Olimpiyatlar sonrası yapılan seçimlerle göreve gelen yeni federasyon başkanlarının işi gerçekten çok zor.
Değişim ve yenilikte her zaman hayır ve güzellik olduğuna inanan biriyim.
Başkanlar çıtayı yükseltmek, beklentileri arttırmak ve kötü gidişatı sonlandırmak için geldiler.
Yıllardır başkanlık koltuğunu siyaseti kullanarak meşgul edenlerin seçilmemesi, kendilerine inanmayıp oy vermeyen ve sistem dışına itilmiş olanların ümitleri oldular.
Heyecan dolu bekleyiş devam ederken yeni başkanlar koltuğa henüz alışamadılar.
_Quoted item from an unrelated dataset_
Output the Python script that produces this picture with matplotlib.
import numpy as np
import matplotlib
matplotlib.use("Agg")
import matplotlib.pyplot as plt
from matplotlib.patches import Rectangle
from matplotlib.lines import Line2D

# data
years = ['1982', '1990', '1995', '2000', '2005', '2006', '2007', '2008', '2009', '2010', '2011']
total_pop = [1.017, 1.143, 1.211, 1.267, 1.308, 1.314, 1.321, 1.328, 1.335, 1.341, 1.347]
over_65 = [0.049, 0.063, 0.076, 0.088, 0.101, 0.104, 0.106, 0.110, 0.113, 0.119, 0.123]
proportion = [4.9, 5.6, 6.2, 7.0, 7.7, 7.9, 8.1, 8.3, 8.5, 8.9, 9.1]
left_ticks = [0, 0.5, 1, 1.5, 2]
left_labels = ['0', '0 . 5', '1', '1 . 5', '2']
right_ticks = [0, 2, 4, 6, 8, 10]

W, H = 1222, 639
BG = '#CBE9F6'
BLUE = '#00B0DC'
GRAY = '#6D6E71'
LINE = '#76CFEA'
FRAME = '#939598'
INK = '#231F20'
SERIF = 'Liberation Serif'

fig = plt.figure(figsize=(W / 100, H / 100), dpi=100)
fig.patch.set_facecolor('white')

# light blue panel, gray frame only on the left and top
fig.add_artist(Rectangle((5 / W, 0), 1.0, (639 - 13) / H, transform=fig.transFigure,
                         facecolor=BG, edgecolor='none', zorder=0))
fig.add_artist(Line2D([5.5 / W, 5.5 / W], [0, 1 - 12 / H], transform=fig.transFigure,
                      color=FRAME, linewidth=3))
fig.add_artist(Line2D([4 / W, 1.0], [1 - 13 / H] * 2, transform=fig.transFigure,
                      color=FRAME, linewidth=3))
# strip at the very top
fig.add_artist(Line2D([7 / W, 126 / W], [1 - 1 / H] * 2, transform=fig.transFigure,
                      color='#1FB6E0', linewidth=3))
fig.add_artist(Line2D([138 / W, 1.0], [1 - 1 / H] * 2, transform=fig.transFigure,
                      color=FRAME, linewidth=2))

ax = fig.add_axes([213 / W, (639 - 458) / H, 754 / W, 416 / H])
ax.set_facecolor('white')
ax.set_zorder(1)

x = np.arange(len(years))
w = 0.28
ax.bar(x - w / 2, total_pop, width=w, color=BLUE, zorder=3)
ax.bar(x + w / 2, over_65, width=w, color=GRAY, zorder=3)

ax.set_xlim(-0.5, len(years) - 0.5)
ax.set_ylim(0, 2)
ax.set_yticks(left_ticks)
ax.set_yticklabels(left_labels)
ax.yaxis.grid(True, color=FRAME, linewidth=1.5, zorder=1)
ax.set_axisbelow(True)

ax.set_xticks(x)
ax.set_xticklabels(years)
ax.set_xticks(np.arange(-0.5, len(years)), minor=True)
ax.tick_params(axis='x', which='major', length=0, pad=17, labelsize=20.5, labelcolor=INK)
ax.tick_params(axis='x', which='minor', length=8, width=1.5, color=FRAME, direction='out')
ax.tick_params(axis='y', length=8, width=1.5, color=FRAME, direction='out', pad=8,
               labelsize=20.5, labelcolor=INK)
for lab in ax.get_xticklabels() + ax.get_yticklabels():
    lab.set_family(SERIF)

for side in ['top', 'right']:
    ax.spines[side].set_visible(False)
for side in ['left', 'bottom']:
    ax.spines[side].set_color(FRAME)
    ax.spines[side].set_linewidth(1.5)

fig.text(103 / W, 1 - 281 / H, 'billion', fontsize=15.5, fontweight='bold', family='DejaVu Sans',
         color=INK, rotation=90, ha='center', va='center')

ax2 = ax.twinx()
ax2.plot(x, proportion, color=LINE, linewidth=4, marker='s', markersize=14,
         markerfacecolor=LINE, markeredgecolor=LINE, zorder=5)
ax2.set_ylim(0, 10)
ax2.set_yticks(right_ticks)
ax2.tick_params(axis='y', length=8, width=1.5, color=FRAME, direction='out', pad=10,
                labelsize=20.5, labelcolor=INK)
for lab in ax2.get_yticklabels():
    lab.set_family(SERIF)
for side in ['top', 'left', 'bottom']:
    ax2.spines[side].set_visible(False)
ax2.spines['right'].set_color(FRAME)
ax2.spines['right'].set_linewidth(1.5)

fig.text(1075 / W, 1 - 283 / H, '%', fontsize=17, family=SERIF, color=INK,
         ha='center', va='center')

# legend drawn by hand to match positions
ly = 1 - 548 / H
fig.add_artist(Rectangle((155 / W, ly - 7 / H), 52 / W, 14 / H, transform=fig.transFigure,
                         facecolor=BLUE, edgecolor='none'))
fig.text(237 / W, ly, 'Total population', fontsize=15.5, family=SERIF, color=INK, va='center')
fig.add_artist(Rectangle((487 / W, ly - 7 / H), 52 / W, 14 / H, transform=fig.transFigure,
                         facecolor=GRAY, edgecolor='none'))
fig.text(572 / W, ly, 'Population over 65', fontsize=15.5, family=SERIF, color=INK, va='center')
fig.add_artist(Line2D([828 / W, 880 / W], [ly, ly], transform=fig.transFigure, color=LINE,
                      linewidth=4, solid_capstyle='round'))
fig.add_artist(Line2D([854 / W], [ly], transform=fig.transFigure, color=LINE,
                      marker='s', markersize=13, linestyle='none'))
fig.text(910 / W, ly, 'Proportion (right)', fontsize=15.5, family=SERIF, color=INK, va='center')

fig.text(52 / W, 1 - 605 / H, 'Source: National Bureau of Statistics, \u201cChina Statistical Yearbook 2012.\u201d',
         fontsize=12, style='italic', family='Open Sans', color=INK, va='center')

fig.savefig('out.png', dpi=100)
Yeni yönetimlerin amacı kurullar arasında koordinasyon ve istişareyi sağlamakla birlikte,
Mevcut başarının üzerine çıkarak imaj yenilemek,
Olimpiyatlarda bayanların yanında erkeklerde de madalya kazanmak,
Sporcu potansiyeli ve kulüp sayısını kriterler koyarak arttırmak,
Kulüplerle ilgili sahtecilik ve düzenbazlığı kimsenin cesaret edemeyeceği hale getirmek,
Eğitim çalışmalarına önem verip altyapıyı sistemsel hale getirmek ve milli eğitim il müdürlükleriyle koordine halinde olmak,
Özellikle altyapı çalışmalarına verilecek önemle branşların geleceğini şekillendirip, başarıyla tarih olacak veya başarısızlıkla camiadan uzaklaşacaklardır.
Geçmişte olduğu gibi…
Herkesin gözünün üzerinde olduğu bazı branşlardan boks, güreş ve tekvando federasyon başkanlarının işleri diğerlerine göre iki değil üç kat daha fazla olacağını düşünüyorum.
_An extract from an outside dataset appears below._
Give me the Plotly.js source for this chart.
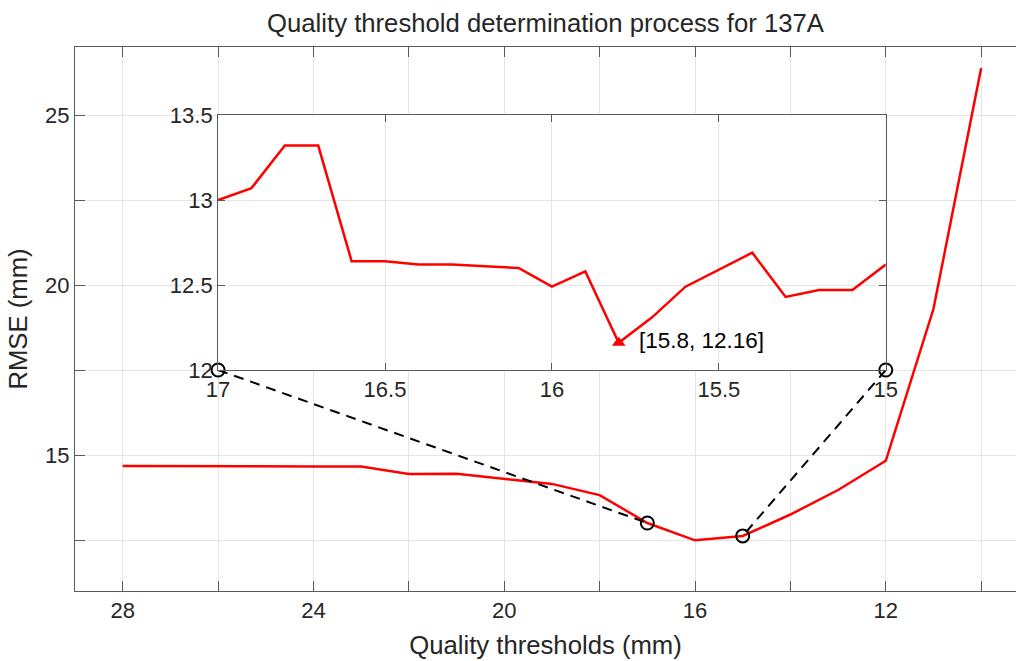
<!DOCTYPE html>
<html>
<head>
<meta charset="utf-8">
<script src="https://cdn.plot.ly/plotly-3.0.1.min.js"></script>
<style>
  html, body { margin: 0; padding: 0; overflow: hidden; background: #ffffff; }
  #chart { width: 1016px; height: 661px; }
</style>
</head>
<body>
<div id="chart"></div>
<script>
// RMSE of the model for each quality threshold (mm)
const thresholds = [28, 27, 26, 25, 24, 23, 22, 21, 20, 19, 18, 17, 16, 15, 14, 13, 12, 11, 10];
const rmse = [14.68, 14.67, 14.66, 14.66, 14.66, 14.66, 14.44, 14.45, 14.31, 14.15, 13.82, 13.00, 12.49, 12.62, 13.25, 13.97, 14.83, 19.30, 26.38];

// Fine search between 17 mm and 15 mm
const fineThresholds = [17, 16.9, 16.8, 16.7, 16.6, 16.5, 16.4, 16.3, 16.2, 16.1, 16, 15.9, 15.8, 15.7, 15.6, 15.5, 15.4, 15.3, 15.2, 15.1, 15];
const fineRmse = [13.00, 13.07, 13.32, 13.32, 12.64, 12.64, 12.62, 12.62, 12.61, 12.60, 12.49, 12.58, 12.16, 12.31, 12.49, 12.59, 12.69, 12.43, 12.47, 12.47, 12.62];

// Tick labels
const xTickVals = [28, 26, 24, 22, 20, 18, 16, 14, 12, 10];
const xTickText = ['28', '', '24', '', '20', '', '16', '', '12', ''];
const yTickVals = [12.5, 15, 17.5, 20, 22.5, 25];
const yTickText = ['', '15', '', '20', '', '25'];
const fineXTickVals = [17, 16.5, 16, 15.5, 15];
const fineYTickVals = [12, 12.5, 13, 13.5];

// Axis ranges
const xRange = [29, 9.27];
const yRange = [11, 27];
const fineXRange = [17, 15];
const fineYRange = [12, 13.5];

// Where the zoomed panel sits, in main-axis units
const insetBox = { xLeft: 26, xRight: 12, yBottom: 17.5, yTop: 25 };

const toPaperX = v => (xRange[0] - v) / (xRange[0] - xRange[1]);
const toPaperY = v => (v - yRange[0]) / (yRange[1] - yRange[0]);

const textColor = '#262626';
const lineColor = '#5a5a5a';
const gridColor = '#e4e4e4';
const fontFamily = '"Liberation Sans", Arial, Helvetica, sans-serif';
const titleSize = 25.7;

// Ends of the zoomed range on the coarse curve
const zStart = fineThresholds[0];
const zEnd = fineThresholds[fineThresholds.length - 1];
const rmseAt = x => rmse[thresholds.indexOf(x)];

// Best threshold of the fine search
let best = 0;
fineRmse.forEach((v, i) => { if (v < fineRmse[best]) best = i; });
const bestX = fineThresholds[best];
const bestY = fineRmse[best];

const traces = [
  {
    x: thresholds, y: rmse, xaxis: 'x', yaxis: 'y',
    type: 'scatter', mode: 'lines',
    line: { color: '#ff0000', width: 2.5 },
    hoverinfo: 'x+y'
  },
  {
    x: [insetBox.xLeft, zStart], y: [insetBox.yBottom, rmseAt(zStart)], xaxis: 'x', yaxis: 'y',
    type: 'scatter', mode: 'lines',
    line: { color: '#000000', width: 2, dash: '10px,7px' },
    hoverinfo: 'skip'
  },
  {
    x: [insetBox.xRight, zEnd], y: [insetBox.yBottom, rmseAt(zEnd)], xaxis: 'x', yaxis: 'y',
    type: 'scatter', mode: 'lines',
    line: { color: '#000000', width: 2, dash: '10px,7px' },
    hoverinfo: 'skip'
  },
  {
    x: [zStart, zEnd], y: [rmseAt(zStart), rmseAt(zEnd)], xaxis: 'x', yaxis: 'y',
    type: 'scatter', mode: 'markers',
    marker: { symbol: 'circle-open', size: 13, color: '#000000', line: { width: 2 } },
    hoverinfo: 'skip'
  },
  {
    x: fineThresholds, y: fineRmse, xaxis: 'x2', yaxis: 'y2',
    type: 'scatter', mode: 'lines',
    line: { color: '#ff0000', width: 2.5 },
    hoverinfo: 'x+y'
  },
  {
    x: [bestX], y: [bestY], xaxis: 'x2', yaxis: 'y2',
    type: 'scatter', mode: 'markers',
    marker: { symbol: 'triangle-up', size: 12, color: '#ff0000' },
    hoverinfo: 'x+y'
  },
  {
    x: [zStart, zEnd], y: [fineYRange[0], fineYRange[0]], xaxis: 'x2', yaxis: 'y2',
    type: 'scatter', mode: 'markers', cliponaxis: false,
    marker: { symbol: 'circle-open', size: 13, color: '#000000', line: { width: 2 } },
    hoverinfo: 'skip'
  }
];

const axisCommon = {
  showline: true, linecolor: lineColor, linewidth: 1,
  ticks: 'inside', tickcolor: lineColor, tickwidth: 1,
  showgrid: true, gridcolor: gridColor, gridwidth: 1,
  zeroline: false,
  tickfont: { family: fontFamily, size: 22, color: textColor },
  tickmode: 'array'
};

const layout = {
  width: 1016, height: 661,
  margin: { l: 75, r: 0, t: 47, b: 70, pad: 0 },
  paper_bgcolor: '#ffffff', plot_bgcolor: '#ffffff',
  showlegend: false,
  font: { family: fontFamily, color: textColor },
  title: {
    text: 'Quality threshold determination process for 137A',
    font: { family: fontFamily, size: titleSize, color: textColor },
    x: 0.5, xref: 'paper', xanchor: 'center',
    y: 1 - 23 / 661, yref: 'container', yanchor: 'middle'
  },
  xaxis: Object.assign({}, axisCommon, {
    domain: [0, 1], range: xRange, autorange: false,
    tickvals: xTickVals, ticktext: xTickText, ticklen: 10,
    mirror: 'ticks', anchor: 'y',
    title: { text: 'Quality thresholds (mm)', font: { family: fontFamily, size: titleSize, color: textColor }, standoff: 13 }
  }),
  yaxis: Object.assign({}, axisCommon, {
    domain: [0, 1], range: yRange, autorange: false,
    tickvals: yTickVals, ticktext: yTickText, ticklen: 10,
    mirror: false, anchor: 'x',
    title: { text: 'RMSE (mm)', font: { family: fontFamily, size: titleSize, color: textColor }, standoff: 10 }
  }),
  xaxis2: Object.assign({}, axisCommon, {
    domain: [toPaperX(insetBox.xLeft), toPaperX(insetBox.xRight)],
    range: fineXRange, autorange: false,
    tickvals: fineXTickVals, ticklen: 7,
    mirror: 'ticks', anchor: 'y2'
  }),
  yaxis2: Object.assign({}, axisCommon, {
    domain: [toPaperY(insetBox.yBottom), toPaperY(insetBox.yTop)],
    range: fineYRange, autorange: false,
    tickvals: fineYTickVals, ticklen: 7,
    mirror: 'ticks', anchor: 'x2'
  }),
  annotations: [{
    xref: 'x2', yref: 'y2', x: bestX, y: bestY,
    text: '[' + bestX + ', ' + bestY + ']',
    showarrow: false, xanchor: 'left', yanchor: 'middle',
    xshift: 18, yshift: 2,
    font: { family: fontFamily, size: 22.5, color: '#000000' }
  }]
};

Plotly.newPlot('chart', traces, layout, { staticPlot: true, displayModeBar: false });
</script>
</body>
</html>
Güreş federasyon başkanı Taha Akgül ve Tekvando federasyon başkanı Bahri Tanrıkulu’nun muhteşem sporcu kariyerleri ve gençliğin idolu olmalarıyla sorumlulukları büyüktür.
Giden başkanların bazıları da kendileri gibi muhteşem sporculardı ama başaramadılar.
Boks federasyonu başkanı Suat Hekimoğlu’nun elit bir aileden boksa dâhil olması ve uzun yıllar kimsenin deviremediği başkanı yenerek koltuğa oturması dikkatleri üzerine çekti.
Başkanlar için zor olan ve riske girecekleri durumlardan bazıları;
Yöneticilik ve sporculuğun aynı şey olmadığının farkında olmamaları,
Sporcu kariyerlerine veya siyasete güvenerek başarının geleceğine inanmaları,
Çıtayı yükseltmek için en önemli adımın sporcu ve antrenörlerin eğitilmesi,
Okullar hariç yapılacak çalışmaların günübirlik olduğunun unutulması,
Sporcu, antrenör, kulüp ve hakemler arasında rekabetin oluşturulamaması,
“Hata yapma lüksümüz yoktur” vurgusunun verilmemesi yeni başkanları da riske sokacaktır.
Sporcunun çok olduğu yerde başarının yüksek olacağına inanmalı-inandırmalıyız.
Yabancılardan medet umacağımıza antrenörlerimizi zamana uygun eğitmeli, mesleki anlamda farkındalıklarını geliştirmeli, güvenmeli ve yetkilendirerek zaman tanımalıyız.
Yani “organizasyon yapmaktan ziyade organize olmayı başarmalıyız.”